Citou vários documentos, entre eles a Declaração de Copenhague sobre o Desenvolvimento Social, de março de 1995, segundo a qual a proporção de pessoas vivendo em extrema pobreza nos países em desenvolvimento deveria ser reduzida pelo menos à metade até 2015.
Uma leitura cuidadosa do texto mostra que o FMI não mudou. Não vai patrocinar aumento de gastos públicos para combater a pobreza. Seu papel, reiterado em recomendações de recente auditoria, deve ser cada vez mais centrado nos aspectos macroeconômicos dos programas que contam com seu apoio.
Sua contribuição ao combate à pobreza será o perdão de dívidas de países muito pobres e altamente endividados, em linha com medida idêntica adotada pelas nações industrializadas. Para tanto, vai vender parte de seu estoque de ouro.
No Brasil, todavia, os títulos de capa dos principais jornais asseguraram que o FMI se transformara. Camdessus teria até fixado um ano para o fim da pobreza: 2015 (na verdade uma data mencionada na declaração de Copenhague).
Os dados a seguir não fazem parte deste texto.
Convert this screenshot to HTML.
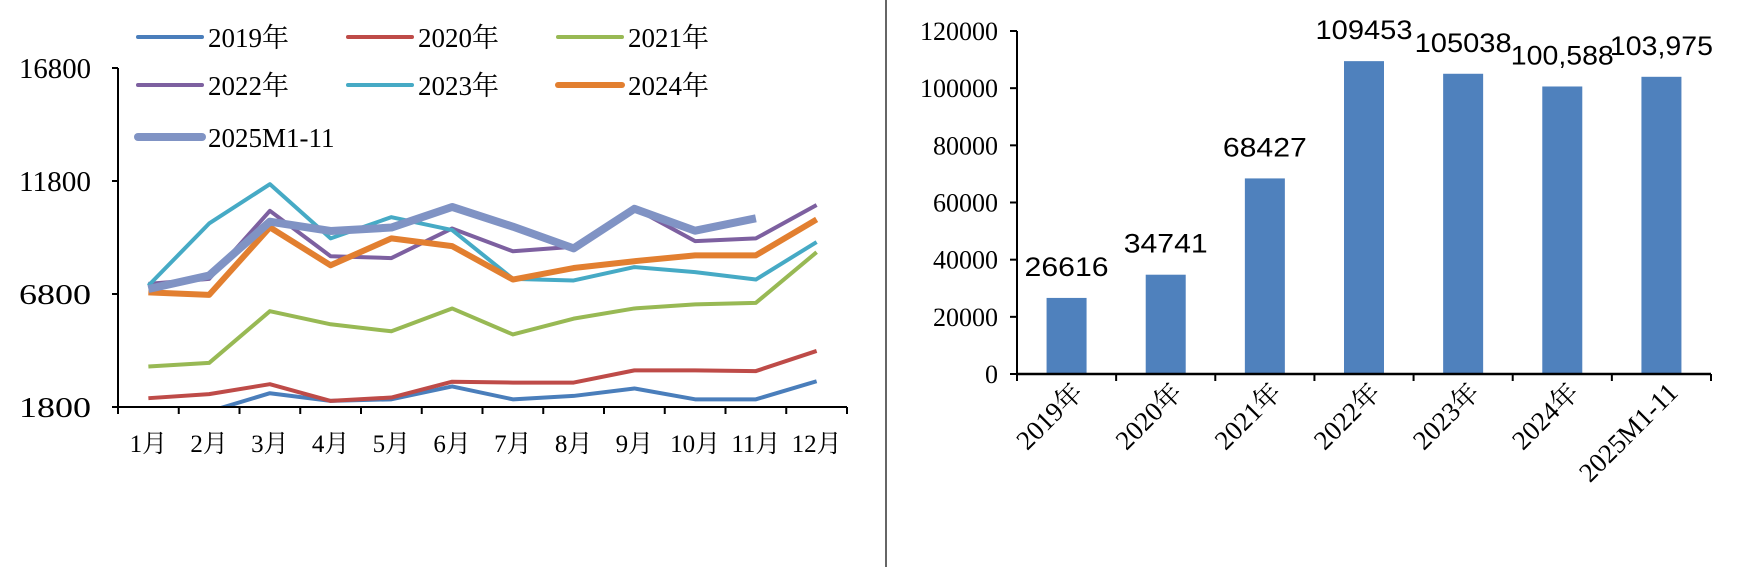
<!DOCTYPE html>
<html><head><meta charset="utf-8"><style>
body{margin:0;background:#fff}
svg{display:block}
</style></head><body>
<svg id="s" width="1750" height="567" xmlns="http://www.w3.org/2000/svg">
<line x1="886" y1="0" x2="886" y2="567" stroke="#333" stroke-width="1.5"/>
<g id="left"></g>
<g id="right"></g>
</svg>
<script>
const months=["1月","2月","3月","4月","5月","6月","7月","8月","9月","10月","11月","12月"];
const yTicksL=[1800,6800,11800,16800];
const seriesNames=["2019年","2020年","2021年","2022年","2023年","2024年","2025M1-11"];
const seriesColors=["#4a7ebb","#be4b48","#98b954","#7d60a0","#46aac5","#e27f30","#8093c4"];
const seriesWidths=[4,4,4,4,4,6,8];
const s2019=[1700,1600,2410,2070,2140,2710,2140,2290,2620,2140,2140,2940];
const s2020=[2190,2370,2810,2070,2220,2920,2880,2880,3420,3420,3390,4280];
const s2021=[3590,3750,6040,5460,5150,6160,5010,5710,6160,6340,6410,8650];
const s2022=[7250,7470,10480,8470,8390,9700,8690,8890,10600,9140,9260,10740];
const s2023=[7170,9920,11660,9260,10200,9630,7470,7400,7990,7770,7440,9100];
const s2024=[6870,6760,9750,8070,9260,8920,7440,7950,8250,8510,8510,10100];
const s2025=[7020,7620,10000,9590,9740,10650,9780,8820,10570,9600,10150];
const years=["2019年","2020年","2021年","2022年","2023年","2024年","2025M1-11"];
const totals=[26616,34741,68427,109453,105038,100588,103975];
const totalLabels=["26616","34741","68427","109453","105038","100,588","103,975"];
const yTicksR=[0,20000,40000,60000,80000,100000,120000];

const NS="http://www.w3.org/2000/svg";
function mk(p,t,a){const e=document.createElementNS(NS,t);for(const k in a)e.setAttribute(k,a[k]);p.appendChild(e);return e;}
const serif='"Liberation Serif","Noto Serif CJK SC",serif';

// LEFT
const L=document.getElementById('left');
const lx0=118,lx1=847,ly0=407,ly1=68;
const xL=i=>lx0+(lx1-lx0)/12*(i+0.5);
const yL=v=>ly0-(v-1800)/15000*(ly0-ly1);
const clip=mk(L,'clipPath',{id:'cl'});mk(clip,'rect',{x:lx0,y:0,width:lx1-lx0+10,height:ly0-1});
let ax=mk(L,'line',{x1:lx0,y1:ly1,x2:lx0,y2:ly0,stroke:'#000','stroke-width':2});

ax=mk(L,'line',{x1:lx0,y1:ly0,x2:lx1,y2:ly0,stroke:'#000','stroke-width':2});

yTicksL.forEach(v=>{
  mk(L,'line',{x1:lx0-6,y1:yL(v),x2:lx0,y2:yL(v),stroke:'#000','stroke-width':2});
  const t=mk(L,'text',{x:91,y:yL(v)+10,'text-anchor':'end','font-family':serif,'font-size':28,'textLength':72,'lengthAdjust':'spacingAndGlyphs'});
  t.textContent=v;
  
  
});
for(let i=0;i<=12;i++){const x=lx0+(lx1-lx0)/12*i;mk(L,'line',{x1:x,y1:ly0,x2:x,y2:ly0+7,stroke:'#000','stroke-width':2});}
months.forEach((m,i)=>{
  const t=mk(L,'text',{x:xL(i),y:452,'text-anchor':'middle','font-family':serif,'font-size':25});
  t.textContent=m;
  
  
});
const allS=[s2019,s2020,s2021,s2022,s2023,s2024,s2025];
allS.forEach((d,k)=>{
  const p=mk(L,'polyline',{points:d.map((v,i)=>xL(i)+','+yL(v)).join(' '),fill:'none',stroke:seriesColors[k],'stroke-width':seriesWidths[k],'stroke-linejoin':'round','clip-path':'url(#cl)'});
  
  
});
const legPos=[[138,37],[348,37],[558,37],[138,85],[348,85],[558,85],[138,137]];
seriesNames.forEach((n,k)=>{
  const [x,y]=legPos[k];
  const g=mk(L,'g',{});
  
  
  mk(g,'line',{x1:x,y1:y,x2:x+64,y2:y,stroke:seriesColors[k],'stroke-width':seriesWidths[k],'stroke-linecap':'round'});
  const t=mk(g,'text',{x:x+70,y:y+10,'font-family':serif,'font-size':27});t.textContent=n;
});

// RIGHT
const R=document.getElementById('right');
const rx0=1017,rx1=1711,ry0=374,ry1=31;
const bw=(rx1-rx0)/7;
const xR=i=>rx0+bw*(i+0.5);
const yR=v=>ry0-v/120000*(ry0-ry1);
yTicksR.forEach(v=>{
  mk(R,'line',{x1:rx0-7,y1:yR(v),x2:rx0,y2:yR(v),stroke:'#000','stroke-width':2});
  const t=mk(R,'text',{x:998,y:yR(v)+9,'text-anchor':'end','font-family':serif,'font-size':26});
  t.textContent=v;
  
  
});
totals.forEach((v,i)=>{
  const b=mk(R,'rect',{x:xR(i)-20,y:yR(v),width:40,height:ry0-yR(v),fill:'#4f81bd'});
  
  
  const s=totalLabels[i];
  const tl=s.length===5?84:(s.length===6?97:103);
  const t=mk(R,'text',{x:xR(i),y:Math.max(30,yR(v)-22),'text-anchor':'middle','font-family':'"Liberation Sans",sans-serif','font-size':27,'textLength':tl,'lengthAdjust':'spacingAndGlyphs'});
  t.textContent=s;
  
  
  const xl=mk(R,'text',{x:0,y:0,'text-anchor':'end','font-family':serif,'font-size':27,transform:`translate(${xR(i)+18},${394}) rotate(-45)`});
  xl.textContent=years[i];
  
  
});
ax=mk(R,'line',{x1:rx0,y1:ry1,x2:rx0,y2:ry0,stroke:'#000','stroke-width':2});

ax=mk(R,'line',{x1:rx0,y1:ry0,x2:rx1,y2:ry0,stroke:'#000','stroke-width':2.5});

for(let i=0;i<=7;i++){const x=rx0+bw*i;mk(R,'line',{x1:x,y1:ry0,x2:x,y2:ry0+7,stroke:'#000','stroke-width':2});}
</script>
</body></html>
A sensação é que poucos leram o texto, que está disponível na Internet (www.imf.org). Incríveis conclusões foram extraídas das manchetes. Um jornal informou que o FMI havia questionado o "Consenso de Washington", que não está mencionado nem sequer insinuado no discurso.
Vejam esta de um economista do PT: "O reconhecimento até pelo FMI do completo fracasso de suas políticas monetaristas e neoliberais abre um espaço, embora limitado, para difundir a visão e as propostas da oposição com relação à questão social".
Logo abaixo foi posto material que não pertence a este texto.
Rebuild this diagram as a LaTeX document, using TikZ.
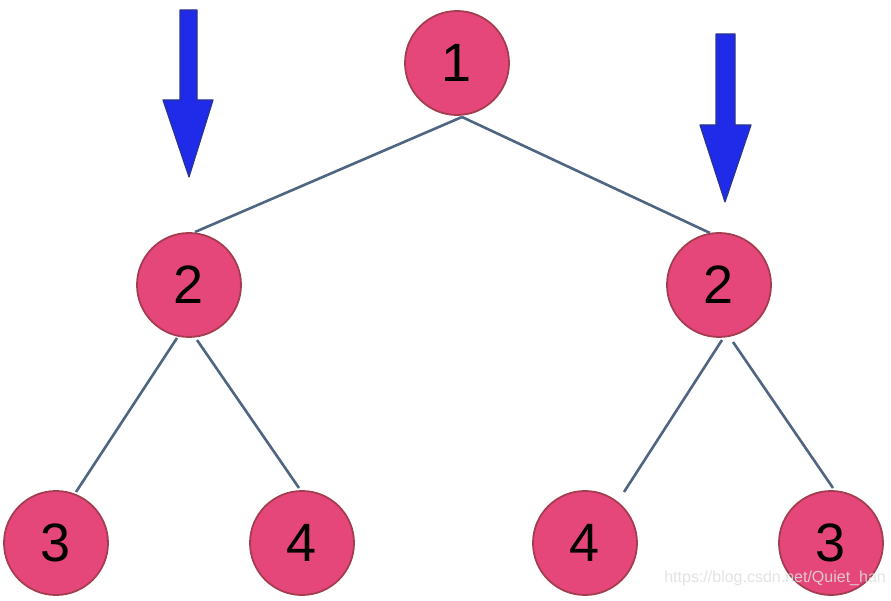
\documentclass[tikz,border=0pt]{standalone}
\usepackage{fontspec}
\setmainfont{Liberation Sans}
\begin{document}
\begin{tikzpicture}[x=1pt,y=1pt,
  tnode/.style={circle,minimum size=104pt,inner sep=0pt,fill=nodefill,draw=nodeline,line width=1.8pt,font=\fontsize{54}{60}\selectfont},
  edge/.style={draw=edgecol,line width=2.6pt},
  bluearrow/.style={fill=arrowfill,draw=arrowline,line width=1.2pt,line join=round}]
\definecolor{nodefill}{HTML}{E6477B}
\definecolor{nodeline}{HTML}{A63C50}
\definecolor{edgecol}{HTML}{4F6582}
\definecolor{arrowfill}{HTML}{1F2BE8}
\definecolor{arrowline}{HTML}{2A3590}
\useasboundingbox[fill=white] (0,0) rectangle (891,600);
% arrows
\fill[bluearrow] (180,590) -- (197,590) -- (197,500) -- (213,500) -- (189,423) -- (163,500) -- (180,500) -- cycle;
\fill[bluearrow] (716,566) -- (735,566) -- (735,475) -- (751,475) -- (725,398) -- (700,475) -- (716,475) -- cycle;
% nodes
\node[tnode] (n1) at (457,537) {1};
\node[tnode] (n2l) at (189,315) {2};
\node[tnode] (n2r) at (719,315) {2};
\node[tnode] (n3l) at (56,57) {3};
\node[tnode] (n4l) at (302,57) {4};
\node[tnode] (n4r) at (585,57) {4};
\node[tnode] (n3r) at (831,57) {3};
% edges
\draw[edge] ([shift={(5,-54)}]n1.center) -- ([shift={(6,53)}]n2l.center);
\draw[edge] ([shift={(5,-54)}]n1.center) -- ([shift={(-9,52)}]n2r.center);
\draw[edge] ([shift={(-12,-53)}]n2l.center) -- ([shift={(20,51)}]n3l.center);
\draw[edge] ([shift={(8,-55)}]n2l.center) -- ([shift={(-3,55)}]n4l.center);
\draw[edge] ([shift={(3,-55)}]n2r.center) -- ([shift={(39,51)}]n4r.center);
\draw[edge] ([shift={(14,-57)}]n2r.center) -- ([shift={(2,55)}]n3r.center);
% watermark
\node[anchor=east,text=white!75!gray,opacity=0.85,font=\fontsize{16}{19}\selectfont,inner sep=0pt] (wm) at (886,22) {https://blog.csdn.net/Quiet\_han};
\end{tikzpicture}
\end{document}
Os políticos comemoraram. Segundo eles, chegou a hora de rever o acordo com o FMI para permitir o aumento dos gastos "sociais" e gerar "alívio" na economia. Afirmou-se até que o Fundo ecoava a proposta antipobreza de um senador brasileiro.
O FMI tem seus erros. Afinal, ele é composto por seres humanos. São burocratas internacionais não submetidos a qualquer controle social. Mesmo assim, a revista "The Economist", que também tem suas críticas, reconhece sensatamente que, se o FMI não existisse, teria que ser inventado.
Se o FMI merece ou não as críticas, é assunto para intermináveis discussões. O que não dá para aguentar são as asnices ditas no Brasil a seu respeito nos últimos dias.


Mailson da Nóbrega, 57, ex-ministro da Fazenda (governo José Sarney), sócio da Tendências Consultoria Integrada, escreve às sextas-feiras nesta coluna.